You can see the slides, such as they were provided via FOIA, below:
This last slide, which is a backup that Trump may not have actually seen, is interesting in that it indicates that the Air Force, at this time, intended to continue operating the B-2A Spirit stealth bomber alongside the B-21 and the B-52H. In February 2018, the Air Force revealed a new plan to outright replace B-2s, as well as the B-1s, entirely as the B-21 enters service, while retaining the B-52Hs.
This existence of this briefing explains why Trump took to Twitter on Dec. 22, 2016, to talk about modernizing America's nuclear stockpile, which at the time seemed otherwise unprompted. "The United States must greatly strengthen and expand its nuclear capability until such time as the world comes to its senses regarding nukes," he posted on his preferred social media platform.
A lot has changed since December 2016 in regards to all three of these topics, as well as Trump's attitudes toward them. But being able to put Trump's nuclear Tweet in context with an actual briefing underscores how the President's Tweets are often linked directly to closed-door meetings he is receiving from senior officials.
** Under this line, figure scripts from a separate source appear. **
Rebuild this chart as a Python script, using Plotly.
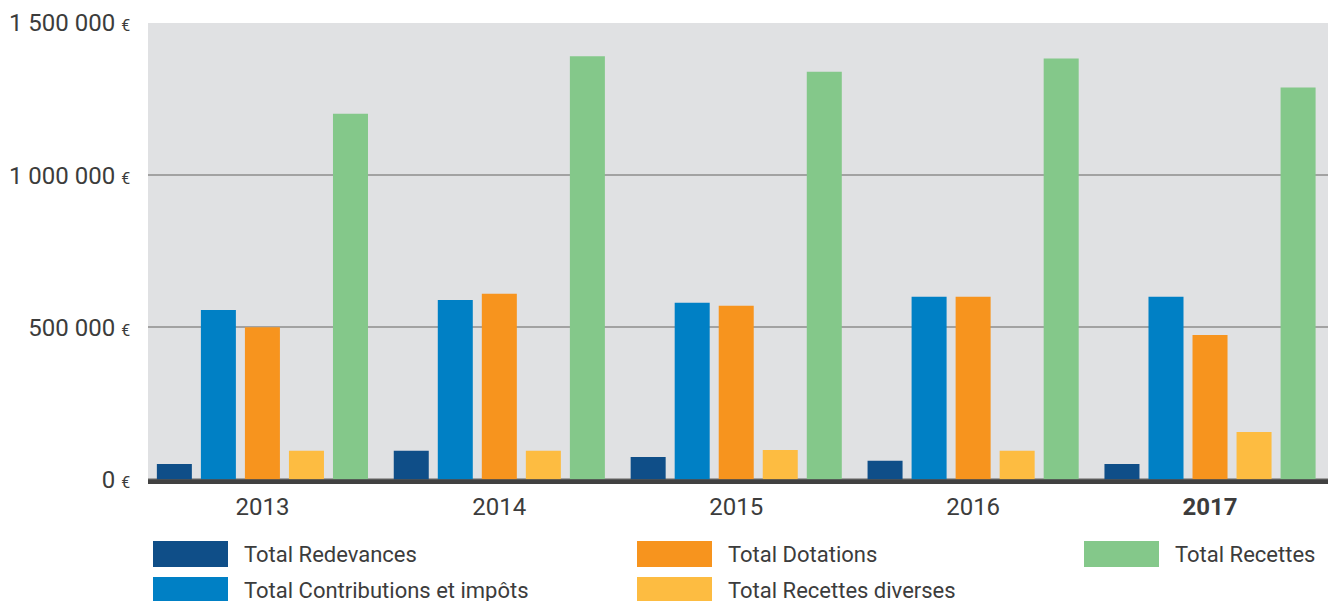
import plotly.graph_objects as go

years = ["2013", "2014", "2015", "2016", "2017"]
year_labels = ["2013", "2014", "2015", "2016", "<b>2017</b>"]

series_names = ["Total Redevances", "Total Contributions et impôts", "Total Dotations",
                "Total Recettes diverses", "Total Recettes"]
redevances = [51000, 94000, 74000, 61000, 51000]
contributions = [557000, 590000, 581000, 600000, 600000]
dotations = [500000, 610000, 571000, 600000, 475000]
diverses = [94000, 94000, 97000, 94000, 156000]
recettes = [1202000, 1391000, 1340000, 1383000, 1288000]
series_values = [redevances, contributions, dotations, diverses, recettes]
colors = ["#0f4e88", "#0080c5", "#f7941e", "#fdbc41", "#84c88a"]

y_tickvals = [0, 500000, 1000000, 1500000]
y_ticktext = ["0 <span style='font-size:16px'>€</span>",
              "500 000 <span style='font-size:16px'>€</span>",
              "1 000 000 <span style='font-size:16px'>€</span>",
              "1 500 000 <span style='font-size:16px'>€</span>"]

W, H = 1328, 601
L, R, T, B = 148, 0, 23, 117
pw, ph = W - L - R, H - T - B
TXT = "#3c3c3c"
FONT = "Roboto"

def px(x):
    return (x - L) / pw

def py(y):
    return (H - B - y) / ph

fig = go.Figure()
for name, vals, c in zip(series_names, series_values, colors):
    fig.add_trace(go.Bar(x=years, y=vals, name=name, marker_color=c,
                         marker_line_width=0, showlegend=False))

shapes = [dict(type="rect", xref="paper", yref="y", x0=0, x1=1, y0=-15000, y1=300,
               fillcolor="#414141", line_width=0, layer="above")]
annotations = []
legend_pos = [(153, 541), (153, 577), (637, 541), (637, 577), (1084, 541)]
for (x0, y0), name, c in zip(legend_pos, series_names, colors):
    shapes.append(dict(type="rect", xref="paper", yref="paper",
                       x0=px(x0), x1=px(x0 + 75), y0=py(y0), y1=py(y0 + 26),
                       fillcolor=c, line_width=0))
    annotations.append(dict(xref="paper", yref="paper", x=px(x0 + 89), y=py(y0 + 13),
                            text=name, showarrow=False, xanchor="left", yanchor="middle",
                            font=dict(family=FONT, size=22, color=TXT)))

fig.update_layout(
    width=W, height=H,
    margin=dict(l=L, r=R, t=T, b=B, pad=0),
    paper_bgcolor="white", plot_bgcolor="#e0e1e3",
    barmode="group", bargap=0.0707, bargroupgap=0.205,
    font=dict(family=FONT, color=TXT),
    shapes=shapes, annotations=annotations,
    xaxis=dict(type="category", range=[-0.483, 4.498], tickvals=years, ticktext=year_labels,
               tickfont=dict(size=24, color=TXT), ticks="outside", ticklen=1,
               tickcolor="rgba(0,0,0,0)", showgrid=False, zeroline=False, showline=False,
               fixedrange=True),
    yaxis=dict(range=[-15000, 1500000], tickvals=y_tickvals, ticktext=y_ticktext,
               tickfont=dict(size=24, color=TXT), ticks="outside", ticklen=12,
               tickcolor="rgba(0,0,0,0)", showgrid=True, gridcolor="#a2a2a2", gridwidth=1.5,
               zeroline=False, showline=False, fixedrange=True),
)
fig.write_html("out.html", config={"displayModeBar": False},
               post_script="document.body.style.margin='0';document.body.style.overflow='hidden';")
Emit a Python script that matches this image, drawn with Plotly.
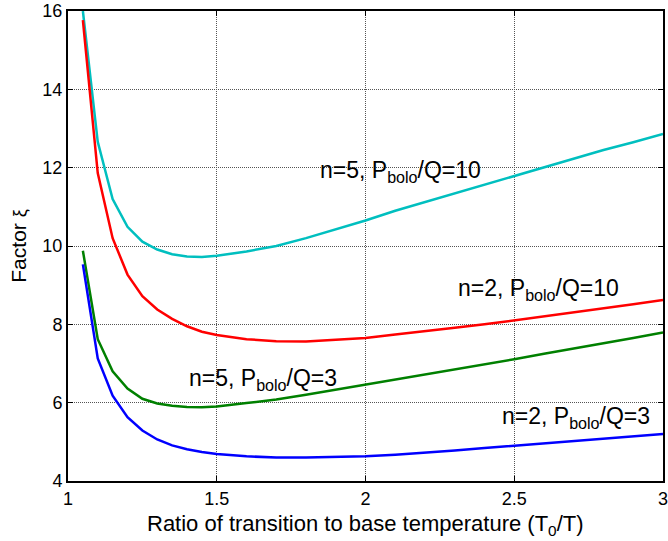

These briefings also add valuable new context to the events and important details that are still relevant more than two years later, especially with regards to the capabilities and unit prices of the three F-35 variants and the exact cost of the Air Force One replacement program. Though Trump remained pugnacious on the matters of the F-35 and Air Force One immediately after the meetings at Mar-a-Lago, they appear to have served as a watershed moment in his opinions of both efforts, or the beginnings of a more active U.S. military effort, with the help of Lockheed Martin and Boeing, to craft arguments more likely to change his mind.
In February 2017, Trump claimed he had shaved $1 billion from the cost of the Air Force One program. By May 2017, the President was boasting that he had personally "straightened out" the F-35 program. In both cases, he had also adopted a much more favorable tone toward those programs.
In addition, the briefings offer a window into how the U.S. military talks to Trump, or at least did so initially. Stories over the years have highlighted the President's apparent preference for shorter briefings with "killer graphics" – a direct quote from then-Director of the Central Intelligence Agency Mike Pompeo, who has since become Secretary of State.
The December 2016 meetings in Mar-a-Lago themselves followed a flurry of reports that the President-Elect was only taking one intelligence briefing a week, far fewer than any of his predecessors during the transition period. Trump responded to that news by saying he didn't need daily updates because he was a "smart person."
All told, being able to see these briefings, even in their redacted form, provide a significant new perspective on the information Trump was getting, and how he might have been digesting it, during a very important time in history.